Lei lavora sul sogno, sulla fantasia. Fra tutti i suoi sogni ce n’è uno di cui si sarebbe sbarazzato e che può dire?

“In realtà tutti i miei sogni mi piacciono, anzi rimango disperatamente aggrappato a tutti i miei sogni perché la vita può essere molto ripetitiva, invece i miei sogni non lo sono mai quindi non rinuncerei a nessuno di essi.”

Si può trovare limmortalità nellirrazionale al giorno doggi?

“Onestamente l’unica cosa che possiamo dire è che Don Chisciotte non muore mai, perché l’esperienza ti tramanda… la conoscenza ti tramanda… fondamentalmente questo è quello che fa l’Arte. Noi non siamo mai originali al 100% perché andiamo sempre a rubare da quelli che sono venuti prima di noi, le idee continuano, continuano ad esistere quindi Don Chisciotte continuerà ad esistere perché troverà una nuova vita, una nuova voce e continuerà ad esistere e ad andare avanti così.”
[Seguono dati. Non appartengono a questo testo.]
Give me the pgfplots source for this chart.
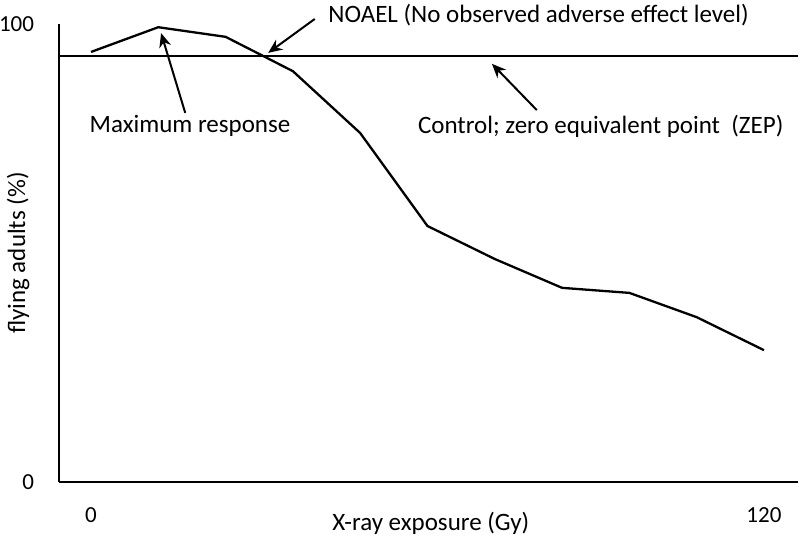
\documentclass[border=0pt]{standalone}
\usepackage{fontspec}
\setmainfont{Carlito}
\usepackage{pgfplots}
\pgfplotsset{compat=1.18}
\usetikzlibrary{arrows.meta}
\begin{document}
\begin{tikzpicture}[font=\fontsize{12.5}{15}\selectfont]
\begin{axis}[
  scale only axis, width=369.5pt, height=229pt,
  xmin=-5.7, xmax=126.1, ymin=0, ymax=100,
  axis lines=left, axis line style={line width=1.3pt, -},
  xtick={0,120}, ytick={0,100},
  major tick length=0pt,
  tick label style={font=\fontsize{11.5}{14}\selectfont},
  /pgf/number format/assume math mode=true,
  xticklabel style={yshift=-9pt},
  yticklabel style={xshift=-9pt},
  clip=false,
]
% corners of the whole picture (800x544 px)
\coordinate (bl) at (axis cs:-16.23,-13.54);
\coordinate (tr) at (axis cs:126.43,105.24);
% control line (ZEP)
\addplot[black, line width=1.1pt] coordinates {(-5.7,93.0) (126.1,93.0)};
% response curve
\addplot[black, line width=1.15pt] coordinates {
(0,93.9) (12,99.3) (24,97.2) (36,89.7) (48,76.2) (60,55.9)
(72,48.7) (84,42.4) (96,41.3) (108,36.0) (120,28.8)};
% labels
\node at (axis description cs:0.503,0) [yshift=-20.5pt] {X-ray exposure (Gy)};
\node at (axis description cs:0,0.5) [xshift=-20.5pt, rotate=90] {flying adults (\%)};
% annotations
\node at (axis cs:79.8,102.0) {NOAEL (No observed adverse effect level)};
\draw[line width=1pt, -{Stealth[length=7pt,width=6pt]}] (axis cs:39.9,101.1) -- (axis cs:31.6,93.7);
\node at (axis cs:17.65,77.7) {Maximum response};
\draw[line width=1pt, -{Stealth[length=7pt,width=6pt]}] (axis cs:16.8,80.6) -- (axis cs:12.5,98.0);
\node at (axis cs:90.9,77.7) {Control; zero equivalent point\ \ (ZEP)};
\draw[line width=1pt, -{Stealth[length=7pt,width=6pt]}] (axis cs:79.5,81.2) -- (axis cs:71.5,91.3);
\end{axis}
\pgfresetboundingbox
\path (bl) rectangle (tr);
\end{tikzpicture}
\end{document}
“Volevo dire una cosa a questo proposito – intervieneNicola Pecorini – perché ad esempio, sua moglie lo accusa di fare sempre lo stesso film. C’è un qualcosa di vero. Le similitudini fra Parnassus e questo film le trovo non tanto nel finale ma nel concetto stesso, cioè, l’ostinazione e la testardaggine di Q di vivere la fantasia, di concepire la fantasia, è praticamente la frase di P quando arriva il Diavolo che ferma tutti dal raccontare la storia, non succede niente, e lui dice “perché da qualche parte qualcuno racconta una storia”
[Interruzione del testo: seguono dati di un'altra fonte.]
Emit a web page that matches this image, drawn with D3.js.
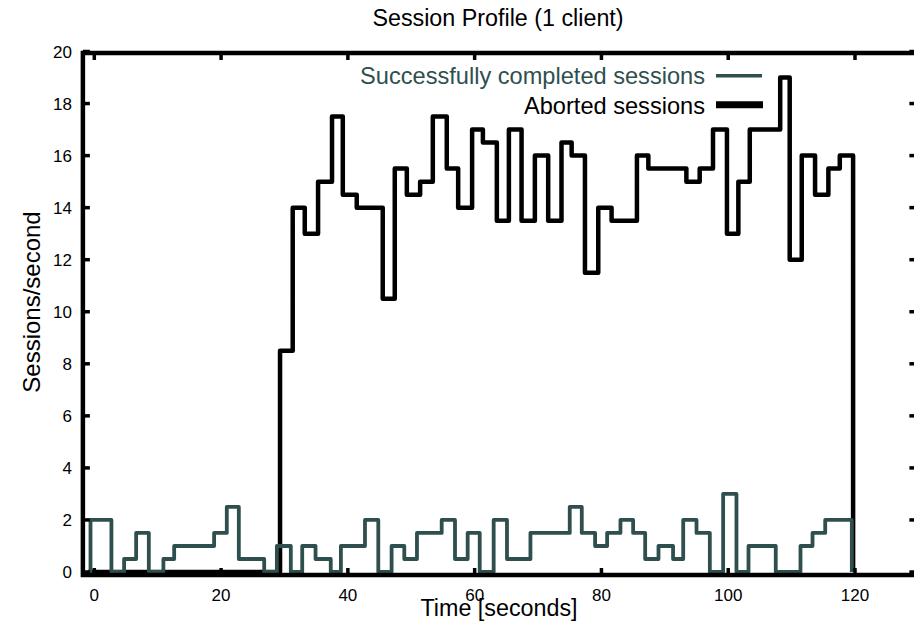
<!DOCTYPE html>
<html>
<head>
<meta charset="utf-8">
<script src="https://cdn.jsdelivr.net/npm/d3@7"></script>
<style>
    body { margin: 0; background: #fff; }
    text { font-family: "Liberation Sans", Arial, sans-serif; }
</style>
</head>
<body>
<div id="chart"></div>
<script>
// Step start times (seconds) and session rates
const successTimes = [-1.0, -0.6, 2.7, 4.7, 6.6, 8.6, 10.9, 12.6, 18.9, 20.9, 22.8, 26.8, 28.8, 31.0, 32.8,
    34.9, 37.3, 38.9, 42.7, 44.8, 46.9, 48.9, 50.9, 54.8, 56.9, 58.9, 60.8, 63.0, 65.1, 68.8, 75.0,
    76.9, 79.0, 80.9, 83.0, 85.0, 86.9, 89.0, 91.3, 92.9, 95.0, 97.1, 99.2, 101.3, 103.2, 107.5,
    111.4, 113.3, 115.3, 119.5];
const successValues = [0, 2, 0, 0.5, 1.5, 0, 0.5, 1, 1.5, 2.5, 0.5, 0, 1, 0, 1,
    0.5, 0, 1, 2, 0, 1, 0.5, 1.5, 2, 0.5, 1.5, 0, 2, 0.5, 1.5, 2.5,
    1.5, 1, 1.5, 2, 1.5, 0.5, 1, 0.5, 2, 1.5, 0, 3, 0, 1, 0,
    1, 1.5, 2, 0];

const abortedTimes = [-1.0, 29.3, 31.3, 33.2, 35.3, 37.5, 39.2, 41.4, 45.5, 47.4, 49.3, 51.4, 53.4,
    55.6, 57.4, 59.6, 61.3, 63.5, 65.4, 67.4, 69.5, 71.6, 73.7, 75.3, 77.4, 79.5, 81.6, 85.6, 87.4,
    93.4, 95.5, 97.6, 99.8, 101.6, 103.4, 108.2, 109.7, 111.6, 113.7, 115.8, 117.6, 119.7];
const abortedValues = [0, 8.5, 14, 13, 15, 17.5, 14.5, 14, 10.5, 15.5, 14.5, 15, 17.5,
    15.5, 14, 17, 16.5, 13.5, 17, 13.5, 16, 13.5, 16.5, 16, 11.5, 14, 13.5, 16, 15.5,
    15, 15.5, 17, 13, 15, 17, 19, 12, 16, 14.5, 15.5, 16, 0];

const xTicks = [0, 20, 40, 60, 80, 100, 120];
const yTicks = [0, 2, 4, 6, 8, 10, 12, 14, 16, 18, 20];

const successColor = "#2f4f4f";

const width = 914, height = 622;

const svg = d3.select("#chart")
    .append("svg")
    .attr("width", width)
    .attr("height", height);

// Scales (plot frame runs a bit past 0 and 120)
const x = d3.scaleLinear()
    .domain([0, 120])
    .range([94.3, 855]);

const y = d3.scaleLinear()
    .domain([0, 20])
    .range([572, 51.5]);

const frameLeft = x(-1.8), frameRight = x(130),
    frameTop = 53, frameBottom = 575;

// Step lines
const line = d3.line()
    .x(d => x(d[0]))
    .y(d => y(d[1]))
    .curve(d3.curveStepAfter);

const aborted = abortedTimes.map((t, i) => [t, abortedValues[i]]);
const success = successTimes.map((t, i) => [t, successValues[i]]);

svg.append("path")
    .datum(aborted)
    .attr("fill", "none")
    .attr("stroke", "black")
    .attr("stroke-width", 4.5)
    .attr("stroke-linejoin", "round")
    .attr("d", line);

svg.append("path")
    .datum(success)
    .attr("fill", "none")
    .attr("stroke", successColor)
    .attr("stroke-width", 3.8)
    .attr("stroke-linejoin", "round")
    .attr("d", line);

// Frame
svg.append("rect")
    .attr("x", frameLeft)
    .attr("y", frameTop)
    .attr("width", frameRight - frameLeft)
    .attr("height", frameBottom - frameTop)
    .attr("fill", "none")
    .attr("stroke", "black")
    .attr("stroke-width", 4.5);

// Inward ticks on all four sides
const ticks = svg.append("g")
    .attr("stroke", "black")
    .attr("stroke-width", 3.5);

xTicks.forEach(t => {
    ticks.append("line")
        .attr("x1", x(t)).attr("x2", x(t))
        .attr("y1", frameBottom).attr("y2", frameBottom - 7);
    ticks.append("line")
        .attr("x1", x(t)).attr("x2", x(t))
        .attr("y1", frameTop).attr("y2", frameTop + 7);
});

yTicks.forEach(v => {
    ticks.append("line")
        .attr("x1", frameLeft).attr("x2", frameLeft + 7)
        .attr("y1", y(v)).attr("y2", y(v));
    ticks.append("line")
        .attr("x1", frameRight).attr("x2", frameRight - 9)
        .attr("y1", y(v)).attr("y2", y(v));
});

// Tick labels
svg.append("g")
    .selectAll("text")
    .data(xTicks)
    .enter()
    .append("text")
    .attr("x", d => x(d))
    .attr("y", 601)
    .attr("text-anchor", "middle")
    .style("font-size", "17px")
    .text(d => d);

svg.append("g")
    .selectAll("text")
    .data(yTicks)
    .enter()
    .append("text")
    .attr("x", 72)
    .attr("y", d => y(d) + 6)
    .attr("text-anchor", "end")
    .style("font-size", "17px")
    .text(d => d);

// Title and axis labels
svg.append("text")
    .attr("x", 498)
    .attr("y", 26)
    .attr("text-anchor", "middle")
    .style("font-size", "23.3px")
    .text("Session Profile (1 client)");

svg.append("text")
    .attr("x", 499)
    .attr("y", 616)
    .attr("text-anchor", "middle")
    .style("font-size", "23.3px")
    .text("Time [seconds]");

svg.append("text")
    .attr("transform", "rotate(-90)")
    .attr("x", -302)
    .attr("y", 40)
    .attr("text-anchor", "middle")
    .style("font-size", "24px")
    .text("Sessions/second");

// Legend
const legend = svg.append("g");

legend.append("text")
    .attr("x", 705)
    .attr("y", 84)
    .attr("text-anchor", "end")
    .attr("fill", successColor)
    .style("font-size", "23.6px")
    .text("Successfully completed sessions");

legend.append("line")
    .attr("x1", 716).attr("x2", 762)
    .attr("y1", 75.7).attr("y2", 75.7)
    .attr("stroke", successColor)
    .attr("stroke-width", 3.5);

legend.append("text")
    .attr("x", 705)
    .attr("y", 114)
    .attr("text-anchor", "end")
    .attr("fill", "black")
    .style("font-size", "23.6px")
    .text("Aborted sessions");

legend.append("line")
    .attr("x1", 716).attr("x2", 763)
    .attr("y1", 104.7).attr("y2", 104.7)
    .attr("stroke", "black")
    .attr("stroke-width", 7);
</script>
</body>
</html>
“Questo è quello che dico: ci sono solo 7 storie da raccontare, non possono essercene di più, fondamentalmente la nostra vita non cambia più di tanto. Semplicemente le buone storie continuano ad andare avanti.”

Farai altri film?

“Lo spero. Non ho ancora nulla in cantiere ma voglio continuare a fare film. Voglio dire una cosa su Jonathan Pryce. Lui per 15 anni avrebbe voluto e ha cercato di interpretare questo personaggio e io non l’ho mai ingaggiato per questo film. Alla fine quando la cosa si è verificata, quando è successo, la sua performance è stata qualcosa di sorprendente. Ha aggiunto tantissimi elementi, è come se avesse inglobato in questo personaggio tutti i personaggi Shakespeariani che ha interpretato nella sua carriera.”